Médico do Hospital Universitário Clementino Fraga Filho (HUCFF) e diretor do NETT (Núcleo de Estudos e Tratamento do Tabagismo)


“O ganho de peso é uma das barreiras na tentativa de parar de fumar, principalmente em mulheres jovens. No NETT, a maioria das mulheres que procuram tratamento está na faixa dos 44 anos, nesse caso, a preocupação com o ganho de peso não é prioridade, mas, sim, problemas maiores como depressão, falta de controle do estresse etc. 

A Nicotina acelera o metabolismo do fumante, ou seja, ele fica mais ágil, queima gordura mais rápido. Quando se inicia o tratamento contra o tabagismo, o metabolismo se reduz fazendo com que o ex-fumante queime menos caloria, podendo assim aumentar o peso. 

O prazer proporcionado pela nicotina também atrapalha a alimentação. A dopamina, liberada por receptores ativados pela nicotina, ativa o prazer e dá a sensação de saciedade. Isso faz com que o fumante perca a vontade de comer, pois já está saciado. 

O fumo altera os sentidos, principalmente o olfato e o paladar. No momento em que se para de fumar, esses sentidos se acentuam, ou seja, a comida fica mais saborosa. Além disso, o ex-fumante tem sempre a necessidade de ter algo na mão e na boca, parar compensar o hábito de estar sempre com o cigarro. 

Um dos maiores inimigos do fumante na luta contra o tabagismo é o álcool. Além de auxiliar no acúmulo de gordura, o fumante associa a bebida alcoólica ao cigarro.
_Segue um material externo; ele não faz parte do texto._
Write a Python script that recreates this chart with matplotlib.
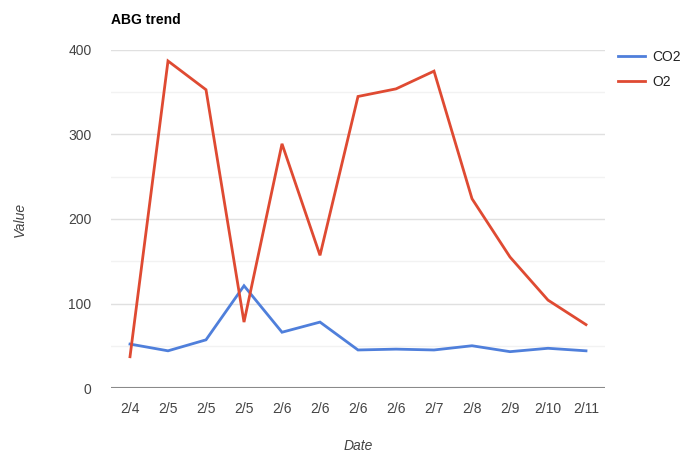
import matplotlib
matplotlib.use("Agg")
import matplotlib.pyplot as plt
from matplotlib.lines import Line2D

plt.rcParams['font.family'] = ['Liberation Sans', 'DejaVu Sans']

dates = ["2/4", "2/5", "2/5", "2/5", "2/6", "2/6", "2/6", "2/6", "2/7", "2/8", "2/9", "2/10", "2/11"]
co2 = [52, 44, 57, 121, 66, 78, 45, 46, 45, 50, 43, 47, 44]
o2 = [37, 387, 353, 78, 289, 157, 345, 354, 375, 224, 155, 104, 75]

blue = "#4f7fdb"
red = "#df4a32"

fig = plt.figure(figsize=(6.8, 4.58), dpi=100)
ax = fig.add_axes([111/680, 1-388/458, (605-111)/680, (388-50)/458])

x = list(range(len(dates)))
ax.plot(x, co2, color=blue, lw=2, solid_joinstyle='miter', zorder=3)
ax.plot(x, o2, color=red, lw=2, solid_joinstyle='miter', zorder=3)

ax.set_xlim(-0.5, len(dates) - 0.5)
ax.set_ylim(0, 400)
for v in [50, 150, 250, 350]:
    ax.axhline(v, color="#f2f2f2", lw=1, zorder=1)
for v in [100, 200, 300, 400]:
    ax.axhline(v, color="#e0e0e0", lw=1, zorder=1)
ax.axhline(0, color="#8a8a8a", lw=1.5, zorder=2)

for s in ax.spines.values():
    s.set_visible(False)
ax.set_yticks([0, 100, 200, 300, 400])
ax.set_xticks(x)
ax.set_xticklabels(dates)
ax.tick_params(axis='both', length=0, labelsize=10, labelcolor="#444444")
ax.tick_params(axis='y', pad=14)
ax.tick_params(axis='x', pad=10)

fig.text(358/680, 1-446/458, "Date", fontsize=10, style='italic', color="#444444",
         ha='center', va='center')
ax.set_ylabel("Value", fontsize=10, style='italic', color="#444444", labelpad=30)

fig.text(111/680, 1-20/458, "ABG trend", fontsize=10, fontweight='bold', color="#000000", va='center')

handles = [Line2D([], [], color=blue, lw=2), Line2D([], [], color=red, lw=2)]
fig.legend(handles, ["CO2", "O2"], loc='upper left', bbox_to_anchor=(612/680, 1-44/458),
           frameon=False, fontsize=10, handlelength=2.0, handletextpad=0.5,
           labelspacing=0.8, labelcolor="#222222", borderaxespad=0)

fig.savefig("out.png", dpi=100)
O resultado disso é que o motivo mais recorrente para as recaídas nos primeiros quatro meses de abstinência é a bebida alcoólica. 

Entre 60 e 70% das pessoas que chegam ao NETT procurando tratamento contra o tabaco são consumidoras de bebida alcoólica. E grande parte já está  acima do peso. 

Na média, as pessoas que param de fumar engordam de quatro a cinco quilos. Porém, esse aumento de peso pode ser apenas uma reposição da massa corporal perdida pela alimentação desregulada durante o período em que se fumava. Além disso, após um ano a pessoa passa a recuperar o peso ideal. 

A questão do aumento de peso deve ser estudada junto aos hábitos alimentares do ex-fumante. Qualquer pessoa deve ter hábitos alimentares saudáveis, evitar o sedentarismo para manter o peso ideal. 

Criou-se um mito nessa questão do ganho de peso como prioridade na escolha entre parar de fumar ou não. Porém, os benefícios de parar de fumar são sempre mais importantes na vida do ex-fumante. Não há comparação entre ganhar alguns quilos e melhorar absurdamente a qualidade de vida”.